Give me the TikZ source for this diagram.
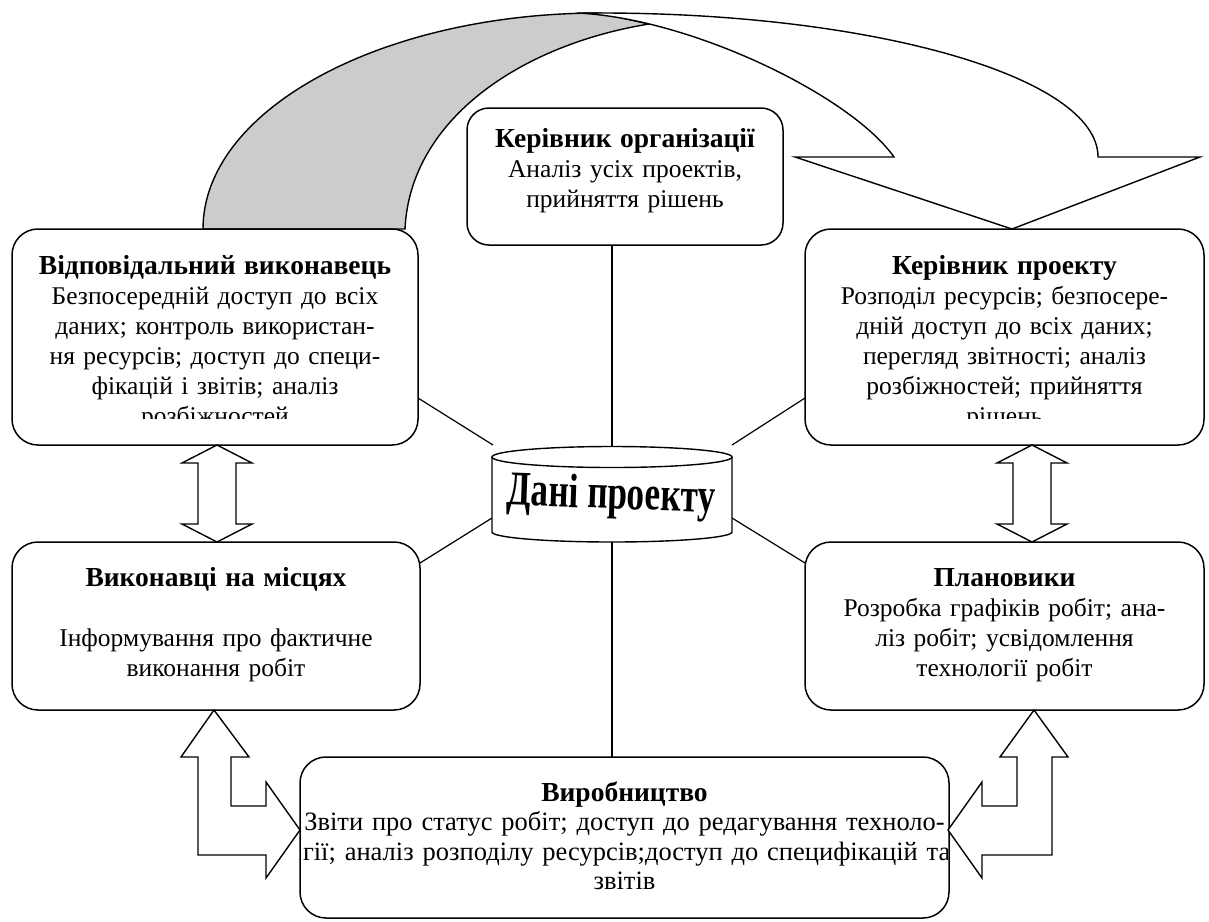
\documentclass[tikz,border=0pt]{standalone}
\usepackage{fontspec}
\setmainfont{Liberation Serif}
\usepackage{graphicx}
\newcommand{\myfs}{\fontsize{25.5}{30}\selectfont}
\newcommand{\mytb}[1]{{\fontsize{27.5}{30}\selectfont\bfseries #1}}
\begin{document}
\begin{tikzpicture}[x=1pt,y=-1pt,
  box/.style={draw, line width=1.5pt, fill=white, rounded corners=26pt, inner sep=0pt},
  txt/.style={text width=#1, align=center, anchor=base, inner sep=0pt, font=\myfs},
  conn/.style={line width=1.2pt},
  arr/.style={draw, line width=1.4pt, fill=white, line join=miter},
]
\useasboundingbox[fill=white] (0,0) rectangle (1209,921);

% connector end points
\coordinate (a1) at (418,398);  \coordinate (a2) at (493,445);
\coordinate (b1) at (805,398);  \coordinate (b2) at (732,445);
\coordinate (c1) at (420,563);  \coordinate (c2) at (492,518);
\coordinate (d1) at (805,563);  \coordinate (d2) at (732,518);
\coordinate (v1) at (612,245);  \coordinate (v2) at (612,447);
\coordinate (w1) at (612,542);  \coordinate (w2) at (612,757);

\draw[conn] (a1) -- (a2);
\draw[conn] (b1) -- (b2);
\draw[conn] (c1) -- (c2);
\draw[conn] (d1) -- (d2);
\draw[conn] (v1) -- (v2);
\draw[conn] (w1) -- (w2);

% big curved arrow
\path[arr, fill=gray!40] (203,229) .. controls (203,110) and (381,13) .. (600,13) -- (649,24) .. controls (520,45) and (410,120) .. (405,229) -- cycle;
\path[arr] (577,13) -- (600,13) .. controls (875,13) and (1098,77.5) .. (1098,157) -- (1200,157) -- (1012,229) -- (795,157) -- (894,157) .. controls (850,95) and (690,18) .. (577,13) -- cycle;

% boxes
\node[box, minimum width=316pt, minimum height=137pt, rounded corners=22pt] (korg) at (625,176.5) {};
\node[box, minimum width=406pt, minimum height=216pt] (otv) at (215,337) {};
\node[box, minimum width=399pt, minimum height=216pt] (kpr) at (1004.5,337) {};
\node[box, minimum width=408pt, minimum height=168pt] (vik) at (216,626) {};
\node[box, minimum width=399pt, minimum height=168pt] (plan) at (1004.5,626) {};
\node[box, minimum width=649pt, minimum height=161pt] (vyr) at (624.5,837.5) {};

% texts
\node[txt=310pt] (korgT) at (625,147) {\mytb{Керівник організації}\\Аналіз усіх проектів,\\прийняття рішень};
\begin{scope}
\clip (12,229) rectangle (418,418);
\node[txt=390pt] (otvT) at (215,274) {\mytb{Відповідальний виконавець}\\Безпосередній доступ до всіх\\даних; контроль використан-\\ня ресурсів; доступ до специ-\\фікацій і звітів; аналіз\\розбіжностей};
\end{scope}
\begin{scope}
\clip (805,229) rectangle (1204,418);
\node[txt=385pt] (kprT) at (1004.5,274) {\mytb{Керівник проекту}\\Розподіл ресурсів; безпосере-\\дній доступ до всіх даних;\\перегляд звітності; аналіз\\розбіжностей; прийняття\\рішень};
\end{scope}
\node[txt=390pt] (vikT) at (216,586) {\mytb{Виконавці на місцях}\\[30pt]Інформування про фактичне\\виконання робіт};
\node[txt=385pt] (planT) at (1004.5,586) {\mytb{Плановики}\\Розробка графіків робіт; ана-\\ліз робіт; усвідомлення\\технології робіт};
\begin{scope}
\clip (300,757) rectangle (947,918);
\node[txt=643pt, font=\fontsize{26.5}{29.5}\selectfont] (vyrT) at (624.5,801) {\mytb{Виробництво}\\\mbox{Звіти про статус робіт; доступ до редагування техноло-}\\\makebox[643pt][l]{гії; аналіз розподілу ресурсів;доступ до специфікацій та}\\звітів};
\end{scope}

% double arrows
\path[arr] (217,445) -- (252,463) -- (236,463) -- (236,524) -- (252,524) -- (217,542) -- (182,524) -- (198,524) -- (198,463) -- (182,463) -- cycle;
\path[arr] (1032,445) -- (1067,463) -- (1051,463) -- (1051,524) -- (1067,524) -- (1032,542) -- (997,524) -- (1013,524) -- (1013,463) -- (997,463) -- cycle;

% bent arrows
\path[arr] (214,710) -- (249,757) -- (231,757) -- (231,806) -- (266,806) -- (266,782) -- (300,830) -- (266,878) -- (266,855) -- (198,855) -- (198,757) -- (181,757) -- cycle;
\path[arr] (1034,710) -- (1068,757) -- (1052,757) -- (1052,855) -- (982,855) -- (982,878) -- (948,830) -- (982,782) -- (982,806) -- (1017,806) -- (1017,757) -- (1000,757) -- cycle;

% cylinder
\path[draw, line width=1.4pt, fill=white] (492,457) -- (492,532) arc[start angle=180, end angle=360, x radius=120pt, y radius=10pt] -- (732,457);
\draw[line width=1.4pt, fill=white] (612,457) ellipse [x radius=120pt, y radius=10.5pt];
\node[inner sep=0pt, rotate=-2] (dani) at (611,497) {\scalebox{0.8}[1.1]{\fontsize{44}{44}\selectfont\bfseries Дані проекту}};
\end{tikzpicture}
\end{document}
- - - -
Task prompt
Copy every line above word for word and exclude the pictures.

Task answer
Give me the TikZ source for this diagram.
\documentclass[tikz,border=0pt]{standalone}
\usepackage{fontspec}
\setmainfont{Liberation Serif}
\usepackage{graphicx}
\newcommand{\myfs}{\fontsize{25.5}{30}\selectfont}
\newcommand{\mytb}[1]{{\fontsize{27.5}{30}\selectfont\bfseries #1}}
\begin{document}
\begin{tikzpicture}[x=1pt,y=-1pt,
  box/.style={draw, line width=1.5pt, fill=white, rounded corners=26pt, inner sep=0pt},
  txt/.style={text width=#1, align=center, anchor=base, inner sep=0pt, font=\myfs},
  conn/.style={line width=1.2pt},
  arr/.style={draw, line width=1.4pt, fill=white, line join=miter},
]
\useasboundingbox[fill=white] (0,0) rectangle (1209,921);

% connector end points
\coordinate (a1) at (418,398);  \coordinate (a2) at (493,445);
\coordinate (b1) at (805,398);  \coordinate (b2) at (732,445);
\coordinate (c1) at (420,563);  \coordinate (c2) at (492,518);
\coordinate (d1) at (805,563);  \coordinate (d2) at (732,518);
\coordinate (v1) at (612,245);  \coordinate (v2) at (612,447);
\coordinate (w1) at (612,542);  \coordinate (w2) at (612,757);

\draw[conn] (a1) -- (a2);
\draw[conn] (b1) -- (b2);
\draw[conn] (c1) -- (c2);
\draw[conn] (d1) -- (d2);
\draw[conn] (v1) -- (v2);
\draw[conn] (w1) -- (w2);

% big curved arrow
\path[arr, fill=gray!40] (203,229) .. controls (203,110) and (381,13) .. (600,13) -- (649,24) .. controls (520,45) and (410,120) .. (405,229) -- cycle;
\path[arr] (577,13) -- (600,13) .. controls (875,13) and (1098,77.5) .. (1098,157) -- (1200,157) -- (1012,229) -- (795,157) -- (894,157) .. controls (850,95) and (690,18) .. (577,13) -- cycle;

% boxes
\node[box, minimum width=316pt, minimum height=137pt, rounded corners=22pt] (korg) at (625,176.5) {};
\node[box, minimum width=406pt, minimum height=216pt] (otv) at (215,337) {};
\node[box, minimum width=399pt, minimum height=216pt] (kpr) at (1004.5,337) {};
\node[box, minimum width=408pt, minimum height=168pt] (vik) at (216,626) {};
\node[box, minimum width=399pt, minimum height=168pt] (plan) at (1004.5,626) {};
\node[box, minimum width=649pt, minimum height=161pt] (vyr) at (624.5,837.5) {};

% texts
\node[txt=310pt] (korgT) at (625,147) {\mytb{Керівник організації}\\Аналіз усіх проектів,\\прийняття рішень};
\begin{scope}
\clip (12,229) rectangle (418,418);
\node[txt=390pt] (otvT) at (215,274) {\mytb{Відповідальний виконавець}\\Безпосередній доступ до всіх\\даних; контроль використан-\\ня ресурсів; доступ до специ-\\фікацій і звітів; аналіз\\розбіжностей};
\end{scope}
\begin{scope}
\clip (805,229) rectangle (1204,418);
\node[txt=385pt] (kprT) at (1004.5,274) {\mytb{Керівник проекту}\\Розподіл ресурсів; безпосере-\\дній доступ до всіх даних;\\перегляд звітності; аналіз\\розбіжностей; прийняття\\рішень};
\end{scope}
\node[txt=390pt] (vikT) at (216,586) {\mytb{Виконавці на місцях}\\[30pt]Інформування про фактичне\\виконання робіт};
\node[txt=385pt] (planT) at (1004.5,586) {\mytb{Плановики}\\Розробка графіків робіт; ана-\\ліз робіт; усвідомлення\\технології робіт};
\begin{scope}
\clip (300,757) rectangle (947,918);
\node[txt=643pt, font=\fontsize{26.5}{29.5}\selectfont] (vyrT) at (624.5,801) {\mytb{Виробництво}\\\mbox{Звіти про статус робіт; доступ до редагування техноло-}\\\makebox[643pt][l]{гії; аналіз розподілу ресурсів;доступ до специфікацій та}\\звітів};
\end{scope}

% double arrows
\path[arr] (217,445) -- (252,463) -- (236,463) -- (236,524) -- (252,524) -- (217,542) -- (182,524) -- (198,524) -- (198,463) -- (182,463) -- cycle;
\path[arr] (1032,445) -- (1067,463) -- (1051,463) -- (1051,524) -- (1067,524) -- (1032,542) -- (997,524) -- (1013,524) -- (1013,463) -- (997,463) -- cycle;

% bent arrows
\path[arr] (214,710) -- (249,757) -- (231,757) -- (231,806) -- (266,806) -- (266,782) -- (300,830) -- (266,878) -- (266,855) -- (198,855) -- (198,757) -- (181,757) -- cycle;
\path[arr] (1034,710) -- (1068,757) -- (1052,757) -- (1052,855) -- (982,855) -- (982,878) -- (948,830) -- (982,782) -- (982,806) -- (1017,806) -- (1017,757) -- (1000,757) -- cycle;

% cylinder
\path[draw, line width=1.4pt, fill=white] (492,457) -- (492,532) arc[start angle=180, end angle=360, x radius=120pt, y radius=10pt] -- (732,457);
\draw[line width=1.4pt, fill=white] (612,457) ellipse [x radius=120pt, y radius=10.5pt];
\node[inner sep=0pt, rotate=-2] (dani) at (611,497) {\scalebox{0.8}[1.1]{\fontsize{44}{44}\selectfont\bfseries Дані проекту}};
\end{tikzpicture}
\end{document}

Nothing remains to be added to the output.